Reporting from Guantanamo Bay, Cuba — At first glance, the military trials of terrorism suspects at Guantanamo Bay appear to be winding down.
One prisoner recently pleaded guilty to murder and other charges, and just one more, Noor Uthman Mohammed of Sudan, is charged with war crimes for alleged complicity with Al Qaeda. Of nearly 800 terrorism suspects brought to this remote U.S. base in southern Cuba over nearly nine years, 174 remain, most because of diplomatic troubles between Washington and their home countries rather than out of concern they would pose a security threat if freed.
FOR THE RECORD:
Guantanamo Bay tribunals: An article in Wednesday's Section A about military tribunals at Guantanamo Bay said that New York psychiatrist Michael Welner based his analysis of conditions in the detention facility's Camp 4 on the single June visit he mentioned during two days of testimony. Welner reported after publication that he had also visited the camp for compliant detainees on April 28 and on the weekend before his Oct. 26-27 testimony for the government. —
But the case of Omar Khadr, who pleaded guilty to throwing a grenade that killed a U.S. soldier, is a reminder that many vexing questions concerning Guantanamo and its prisoners remain unanswered. Among them: Who should be tried there? And do conditions at the prison actually encourage radicalism?
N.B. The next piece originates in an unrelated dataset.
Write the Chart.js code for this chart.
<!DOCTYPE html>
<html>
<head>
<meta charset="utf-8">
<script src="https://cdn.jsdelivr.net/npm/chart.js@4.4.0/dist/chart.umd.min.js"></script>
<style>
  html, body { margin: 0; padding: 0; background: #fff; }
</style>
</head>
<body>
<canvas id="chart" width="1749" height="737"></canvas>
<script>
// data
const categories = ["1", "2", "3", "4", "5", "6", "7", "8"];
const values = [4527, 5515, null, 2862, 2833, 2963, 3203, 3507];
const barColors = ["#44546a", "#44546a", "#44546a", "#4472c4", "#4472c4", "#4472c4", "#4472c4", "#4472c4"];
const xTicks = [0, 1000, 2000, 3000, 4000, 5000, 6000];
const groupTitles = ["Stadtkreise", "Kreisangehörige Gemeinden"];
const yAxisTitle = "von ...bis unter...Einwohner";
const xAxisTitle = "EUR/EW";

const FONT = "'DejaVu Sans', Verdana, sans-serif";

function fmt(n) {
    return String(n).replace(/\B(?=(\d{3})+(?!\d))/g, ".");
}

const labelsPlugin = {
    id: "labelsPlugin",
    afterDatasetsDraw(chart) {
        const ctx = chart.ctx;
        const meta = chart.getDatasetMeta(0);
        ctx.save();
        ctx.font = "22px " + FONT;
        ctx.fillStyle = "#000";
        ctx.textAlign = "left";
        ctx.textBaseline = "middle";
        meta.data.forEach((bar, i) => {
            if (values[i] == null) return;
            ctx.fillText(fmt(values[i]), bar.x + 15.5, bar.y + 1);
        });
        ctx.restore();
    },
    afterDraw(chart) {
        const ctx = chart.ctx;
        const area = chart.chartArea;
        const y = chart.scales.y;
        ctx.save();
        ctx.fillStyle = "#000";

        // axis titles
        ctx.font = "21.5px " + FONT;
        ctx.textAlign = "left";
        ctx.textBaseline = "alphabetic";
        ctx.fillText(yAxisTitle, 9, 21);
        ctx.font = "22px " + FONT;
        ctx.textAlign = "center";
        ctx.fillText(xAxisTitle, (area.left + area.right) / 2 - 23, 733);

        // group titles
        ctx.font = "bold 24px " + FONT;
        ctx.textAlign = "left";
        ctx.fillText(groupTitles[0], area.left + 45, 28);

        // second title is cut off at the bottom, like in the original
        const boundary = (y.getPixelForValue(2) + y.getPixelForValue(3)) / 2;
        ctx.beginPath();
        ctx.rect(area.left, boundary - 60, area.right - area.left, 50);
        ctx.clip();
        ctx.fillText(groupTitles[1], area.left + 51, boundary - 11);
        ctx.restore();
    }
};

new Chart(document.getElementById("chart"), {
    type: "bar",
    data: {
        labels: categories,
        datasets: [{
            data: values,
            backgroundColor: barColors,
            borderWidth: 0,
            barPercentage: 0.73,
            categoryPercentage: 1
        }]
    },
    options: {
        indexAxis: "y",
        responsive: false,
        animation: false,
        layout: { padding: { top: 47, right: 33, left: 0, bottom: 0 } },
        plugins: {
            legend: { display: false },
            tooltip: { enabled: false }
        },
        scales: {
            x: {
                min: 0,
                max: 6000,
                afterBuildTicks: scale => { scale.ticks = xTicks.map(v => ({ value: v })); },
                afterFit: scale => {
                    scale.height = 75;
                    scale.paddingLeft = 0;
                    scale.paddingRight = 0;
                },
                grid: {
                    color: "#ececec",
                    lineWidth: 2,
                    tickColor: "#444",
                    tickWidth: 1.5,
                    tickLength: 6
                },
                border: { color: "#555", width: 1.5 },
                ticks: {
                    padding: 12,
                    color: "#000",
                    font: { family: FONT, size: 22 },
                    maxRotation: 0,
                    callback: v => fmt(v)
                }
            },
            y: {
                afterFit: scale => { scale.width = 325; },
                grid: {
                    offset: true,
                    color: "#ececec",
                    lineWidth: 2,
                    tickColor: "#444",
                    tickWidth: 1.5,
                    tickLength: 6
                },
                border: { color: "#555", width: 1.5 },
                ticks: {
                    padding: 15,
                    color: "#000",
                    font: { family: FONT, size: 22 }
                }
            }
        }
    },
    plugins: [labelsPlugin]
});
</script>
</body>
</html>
The downsizing of the prisoner population and the dearth of activity at the military tribunal are the result of political indecision and fear of voter backlash, say critics of a forum that has been under fire since it was created after the Sept. 11, 2001, terrorist attacks.
Despite President Obama's pledge to close Guantanamo within a year of taking office, new charges are being drawn up against an unspecified number of prisoners who cannot be tried under the more restrictive rules of evidence in U.S. federal courts, prosecutors say.
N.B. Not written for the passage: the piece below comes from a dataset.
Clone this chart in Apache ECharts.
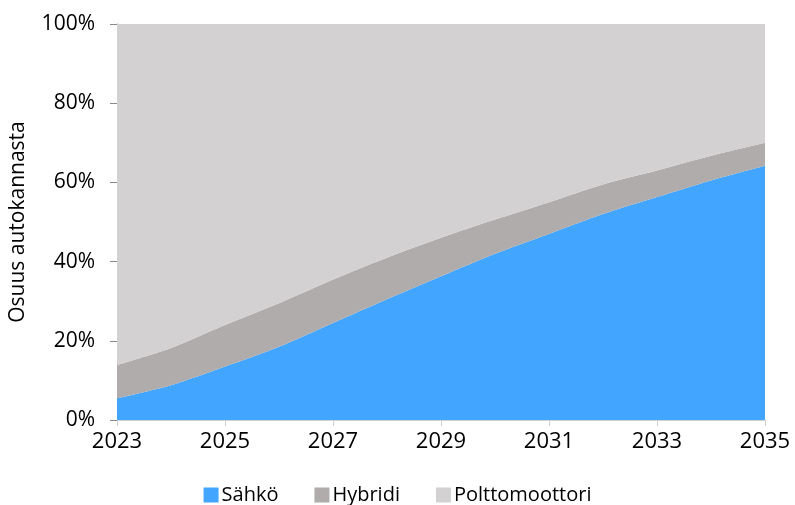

Trying terrorism suspects in criminal courts on the U.S. mainland presents other problems as well. Charges against five "high-value detainees" accused of plotting Sept. 11 have been delayed for months, some believe, because of political posturing in Congress that has made Americans fearful of having the most dangerous prisoners brought to U.S. soil for trial.
A case-by-case review last year led the White House to report that at least 40 others can't be tried in any forum yet they remain too dangerous to release.
Stalled by legal challenges and procedural flaws that have scuttled charges brought against at least a dozen other prisoners, including the Sept. 11 suspects, Guantanamo has produced only five convictions of the accused terrorists while U.S. federal courts have resolved more than 400 terrorism cases involving suspects who were not held at Guantanamo.
"Five convictions in eight years — that's not a great stat," Marine Col. Jeff Colwell, the chief defense counsel for military commissions, said of the tribunal's record. He expressed frustration with the on-again, off-again nature of the commissions, which leaves his defense lawyers uncertain about their role in representing detainees for whom charges are said to be pending.
"For us, we'd just like somebody to make a darned decision," Colwell said. "Federal courts, military commissions, some kind of combo? We just don't know."
Defenders of the Pentagon's makeshift judiciary insist the war court is independent of political influences. Critics have attacked the plea deal that freed Australian David Hicks in 2007 when then-Prime Minister John Howard needed a boost in what proved a doomed reelection bid.
Critics also raised questions about the recent case of Khadr.
The military commissions, as the tribunal is known here, on Sunday sentenced former child soldier Khadr to one more year of U.S. imprisonment and up to seven more once he is sent home to Canada. He faced a life sentence if convicted on any of five war-crimes charges, but pleaded guilty in exchange for the lighter sentence.
Why the government so drastically scaled back its punishment demands for the former Al Qaeda apprentice spurred speculation that the White House didn't want the embarrassment of prosecuting a child soldier in a forum tainted by vociferous foreign and domestic rebuke.
"I had no pressure on me to make this decision. The decision was mine and I stand by it," said Navy Capt. John Murphy, the commissions' chief prosecutor, who signed off on the Khadr plea deal, which was backed by diplomatic assurances from Canada that Ottawa would take him back.
The government's legal team for the Khadr sentencing, however, urged the jurors to give him at least another 25 years' imprisonment and tied Khadr, son of an Al Qaeda kingpin, to the terrorist organization's crimes going back to when Khadr was 3 years old.
The prosecution's portrayal of Khadr as a committed jihadist in his early teens and a poor prospect for rehabilitation might have done more to discredit Guantanamo operations than recommend them.
The government's chief witness, New York psychiatrist Michael Welner, described for the military jury a detention environment that deprived Khadr of a structured education and housed him for the last eight years with older, committed extremists who regarded him as "a rock star" for having killed a U.S. soldier.
"In Camp 4, he has marinated in hardened Islamic radicalism," said Welner, who based his analysis on a single visit to Guantanamo in June. Camp 4 is the communal-living camp reserved for the most compliant detainees.
"If that's true, it is a condemnation of the conditions of confinement to which the detainees have been subjected," said Alex Neve of Amnesty International.